Writing in a recent issue of the journal Nature, University of Hawaiʻi at Mānoa anthropologist Barry Rolett and UCLA geographer Jared Diamond identify nine environmental factors that predispose toward deforestation and reforestation. Their model not only predicts as most vulnerable three islands that were completely deforested—Necker, Nihoa and Easter Islands—but it also may be useful in explaining why the Fertile Crescent and Mayan society collapsed while Japan and highland New Guinea thrived.

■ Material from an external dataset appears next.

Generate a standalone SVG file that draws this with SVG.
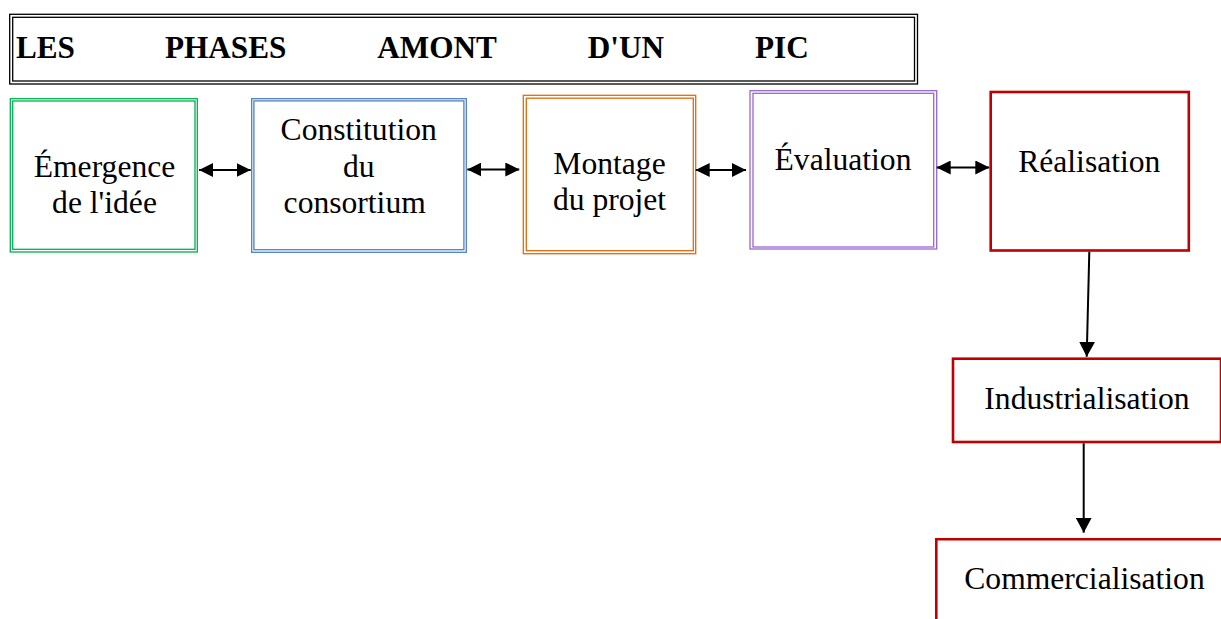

The pair, whose collaboration started after Diamond visited Hawaiʻi as part of UH Mānoa‘s Distinguished Lecture Series in 2000, coded Pacific islands for the amount of deforestation and forest replacement based on the observations of early European visitors. They used four types of statistical analysis to weigh nine variables. Predisposing islands to deforestation are:

· low rainfall, which slows plant growth and increases risk from fire;

· higher latitudes, where cooler temperatures slow plant growth;

· age, because soil nutrients are lost over time;

· distance from fallout that replenish soil nutrients—volcanoes that generate ash fallout and Central Asia, which contributes to atmospheric dust;

· low elevation—mountains rains provide water and capture atmospheric dust, and streams carry nutrients to the lowlands;

· small and isolated—limiting diversity of tree species and inaccessible areas and reducing trading and raiding as options for obtaining resources.

While they don‘t dismiss the impact of Polynesian societal practices on deforestation, Rolett and Diamond conclude that Easter Island‘s collapse had less to do with improvident actions than the fragile environment. They hope to see their analysis further refined and extended to other societies and locations.